If he had a premonition that your reasoning stood on shaky ground or that your anger was misplaced, he intuitively got closer and offered a meal. Food was his equalizer – a seemingly innocuous hard-hat activity that set the table for thoughts and revelations traditionally ignored by mainstream journalism. He’d wind his way into your personal space, taking note of the things you held close, and slowly but surely offered other ways to hold them.
Tony was the most generous and loyal person I’d ever met after my best friend, Raf. I remember the day in 2010 that I got a call from Helen Cho, Tony’s longtime right-hand, secret-weapon and ear-to-the-streets, who told me he needed someone to do a talk at Barnes & Noble.
“When?” I texted
“Now. Union Square. Can you make it?”
I was playing ball on Houston Street in an aquamarine T-shirt and ran as fast as I could yelling to my homies, “It’s Tony Bourdain, b! I gotta go!” Seventeen blocks later, I met the god.
I had no business being there – just a loud mouthed kid selling baos on Rivington Street playing ball between shifts, telling anyone and everyone who’d listen that Dipset was the greatest. He fucked with me though and put me on his show The Layover.
When he came to shoot at my restaurant Baohaus, I got my Dipset T-shirt washed and pressed a week before, because I wanted him to know we same same, but different. Tony had Johnny, Joey, Dee Dee and Tommy while I had Cam, Jimmy, Juelz and Freeky.
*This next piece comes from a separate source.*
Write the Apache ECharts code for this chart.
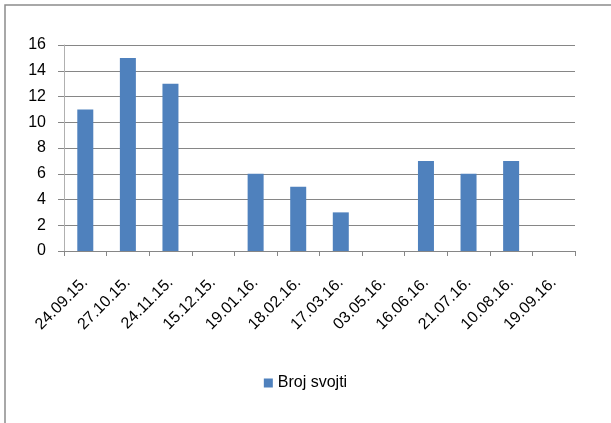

Two generations of New York spelled out in serif, spilled out on Rivington Street.
When everyone from the Food Network to Eater to the ATF was sniping at me and I lost my second restaurant for selling all-you-can-drink Four Loko, it was Tony that came to save my dumb ass. He could’ve let the vultures pick me apart, but he didn’t. He went out of his way to do an extensive Q&A with The Observer about my behavior, blurbed my book and told me, “They will make more money if you shut up and suck the dick, but you just keep fighting! Don’t ever suck the dick! No matter how big and shiny it is, don’t fucking suck it!”
I’ve always followed Tony’s advice and later that year, I left a deal with Cooking Channel on the table and started my own show at Vice. From day one, the directive was to outdo Tony. His name was the name we all said in meetings, the field, the van, the edit and in desperate emails when we felt like we were losing. He was, is, and always will be the Michael Jordan, Hunter S. Thompson and Mick Jagger of this shit, and we all wanted to beat him. Yet, every time, he turned the other cheek, stepped up his game, and pushed all of us to get closer to the truth.
Most of my conventions on Huang’s World were created to try and get to the truth in a different way than Uncle Tone. We avoided voiceover, pushed to get more verité in-scene, used a glide cam, then a Movi, did more walking stand-ups, stayed in a youth cultural lane, avoided Michelin restaurants and established chefs. If he went up, we went down, whatever he left behind, we captured.
But the rabbit is gone now. You don’t realize how much someone means to you when you’re chasing them like a greyhound. They’re your inspiration, your role-model, your North Star. I don’t think any of us would be the people we are without Tony setting the standard not just as a writer, not just as a host or spirit guide, but as a human that always made it his duty to pick someone up that was down. He single-handedly made us care about each other all over again through food.
I don’t believe in God as told in books, but to paraphrase the poem “Footprints,” as told by Young Buck:
First there was two sets of footprints in the sand
Then there was one set of footprints in the sand.
When times get hard and shit hits the fan,
Tone didn’t walk with me he carried me man.